A cell has Ecell = 0.00 V at equilibrium. What does this indicate about the concentrations of reactants and products?
A cell is constructed with the following half-cells: Pb²⁺(1.0 M)/Pb(s) and Fe²⁺(0.10 M)/Fe(s). E°(Pb²⁺/Pb) = -0.13 V, E°(Fe²⁺/Fe) = -0.44 V. Calculate the cell potential at 25°C.
A concentration cell is set up with Zn²⁺ concentrations of 1.0 M and 0.01 M at 25°C. Calculate the cell potential. (E°(Zn²⁺/Zn) = -0.76 V)
A hydrogen electrode is immersed in a solution of pH 4. Calculate its electrode potential at 25°C.
At 25°C, what is the value of the constant (RT/F) in the Nernst equation, in volts?

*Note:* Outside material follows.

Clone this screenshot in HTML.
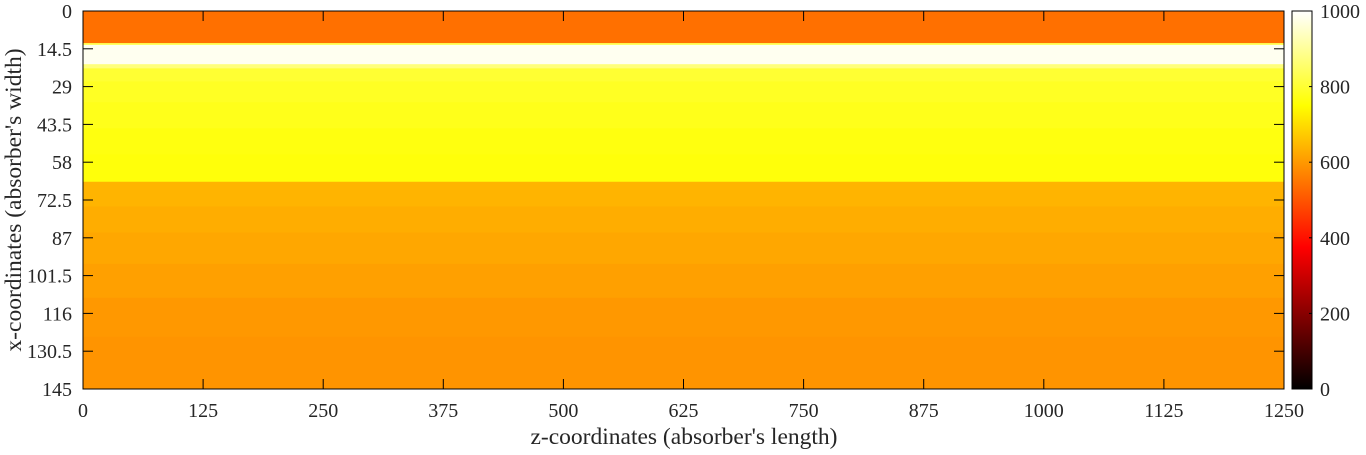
<!DOCTYPE html>
<html><head><meta charset="utf-8"><style>
body{margin:0;background:#fff;}
svg text{font-family:"Liberation Serif",serif;font-size:20px;fill:#262626;}
svg text.title{font-size:23.5px;}
</style></head><body>
<svg id="chart" width="1366" height="450" xmlns="http://www.w3.org/2000/svg">
<defs>
<linearGradient id="hotgrad" x1="0" y1="1" x2="0" y2="0">
<stop offset="0" stop-color="#000"/>
<stop offset="0.375" stop-color="#f00"/>
<stop offset="0.75" stop-color="#ff0"/>
<stop offset="1" stop-color="#fff"/>
</linearGradient>
</defs>
<g id="cells"></g>
<g id="axes"></g>
</svg>
<script>
const rowEdges = [0,12.3,13,20.4,22,27,35,45,55,65.5,75,85,97,110,125,145];
const rowValues = [540,830,985,870,800,785,775,765,760,640,630,620,610,598,592];
const xTicks = [0,125,250,375,500,625,750,875,1000,1125,1250];
const yTicks = [0,14.5,29,43.5,58,72.5,87,101.5,116,130.5,145];
const cbTicks = [0,200,400,600,800,1000];

const L=83,R=1284,T=11,B=389;
const CX0=1292,CX1=1312;
const xs=v=>L+(v-0)/(1250-0)*(R-L);
const ys=v=>T+(v-0)/(145-0)*(B-T);
const cs=v=>B-(v/1000)*(B-T);
const NS="http://www.w3.org/2000/svg";
function hot(v){const t=Math.max(0,Math.min(1,v/1000));
 const r=Math.min(1,t/0.375),g=Math.max(0,Math.min(1,(t-0.375)/0.375)),b=Math.max(0,Math.min(1,(t-0.75)/0.25));
 return `rgb(${Math.round(r*255)},${Math.round(g*255)},${Math.round(b*255)})`;}
function mk(tag,attrs,parent){const e=document.createElementNS(NS,tag);for(const k in attrs)e.setAttribute(k,attrs[k]);parent.appendChild(e);return e;}
const cells=document.getElementById('cells'),axes=document.getElementById('axes');
rowValues.forEach((v,i)=>{
 const y0=ys(rowEdges[i]),y1=ys(rowEdges[i+1]);
 const r=mk('rect',{x:L,y:y0,width:R-L,height:y1-y0+0.5,fill:hot(v)},cells);
 
 
});
const frame=mk('rect',{x:L,y:T,width:R-L,height:B-T,fill:'none',stroke:'#000','stroke-width':1},axes);


xTicks.forEach(v=>{const x=xs(v);
 mk('line',{x1:x,y1:B,x2:x,y2:B-10,stroke:'#000'},axes);
 mk('line',{x1:x,y1:T,x2:x,y2:T+10,stroke:'#000'},axes);
 const t=mk('text',{x:x,y:B+28,'text-anchor':'middle'},axes);t.textContent=v;
 
 
});
yTicks.forEach(v=>{const y=ys(v);
 mk('line',{x1:L,y1:y,x2:L+10,y2:y,stroke:'#000'},axes);
 mk('line',{x1:R,y1:y,x2:R-10,y2:y,stroke:'#000'},axes);
 const t=mk('text',{x:L-11,y:y+7,'text-anchor':'end'},axes);t.textContent=v;
 
 
});
const cb=mk('rect',{x:CX0,y:T,width:CX1-CX0,height:B-T,fill:'url(#hotgrad)',stroke:'#000'},axes);


cbTicks.forEach(v=>{const y=cs(v);
 mk('line',{x1:CX1,y1:y,x2:CX1-3,y2:y,stroke:'#000'},axes);
 const t=mk('text',{x:CX1+8,y:y+7},axes);t.textContent=v;
 
 
});
const xt=mk('text',{x:684,y:444,'text-anchor':'middle','class':'title'},axes);xt.textContent="z-coordinates (absorber's length)";


const yt=mk('text',{x:0,y:0,'text-anchor':'middle','class':'title',transform:`translate(21,${(T+B)/2}) rotate(-90)`},axes);yt.textContent="x-coordinates (absorber's width)";


</script>
</body></html>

Calculate the cell potential at 25°C for the cell: Cu(s) | Cu²⁺(0.01 M) || Ag⁺(1.0 M) | Ag(s). Given: E°(Cu²⁺/Cu) = +0.34 V, E°(Ag⁺/Ag) = +0.80 V.
Calculate the electrode potential for the half-cell reaction Zn²⁺ + 2e⁻ → Zn(s) at 25°C, if [Zn²⁺] = 0.01 M and E° = -0.76 V.
Describe how the Nernst equation changes if the temperature is not 25°C.
Describe the effect of increasing the concentration of reactants on the cell potential according to the Nernst equation.
Explain how the Nernst equation is used to calculate the equilibrium constant (K) for a redox reaction.
Explain why the Nernst equation includes the logarithm of the reaction quotient.
Explain why the Nernst equation is important in biological systems.
For the half-cell reaction Fe³⁺ + e⁻ → Fe²⁺, E° = +0.77 V. Calculate the electrode potential at 25°C if [Fe³⁺] = 0.10 M and [Fe²⁺] = 1.0 M.
If the concentration of the oxidized form increases, what happens to the electrode potential according to the Nernst equation?
If the temperature increases, what happens to the value of the term (RT/nF) in the Nernst equation?
State the general form of the Nernst equation for a half-cell reaction.
The Nernst equation is derived from which fundamental thermodynamic relationship?
What is the Nernst equation used for in electrochemistry?
A cell operates at 40°C instead of 25°C. How does this affect the value of the (RT/nF) term in the Nernst equation, and what is the implication for the cell potential?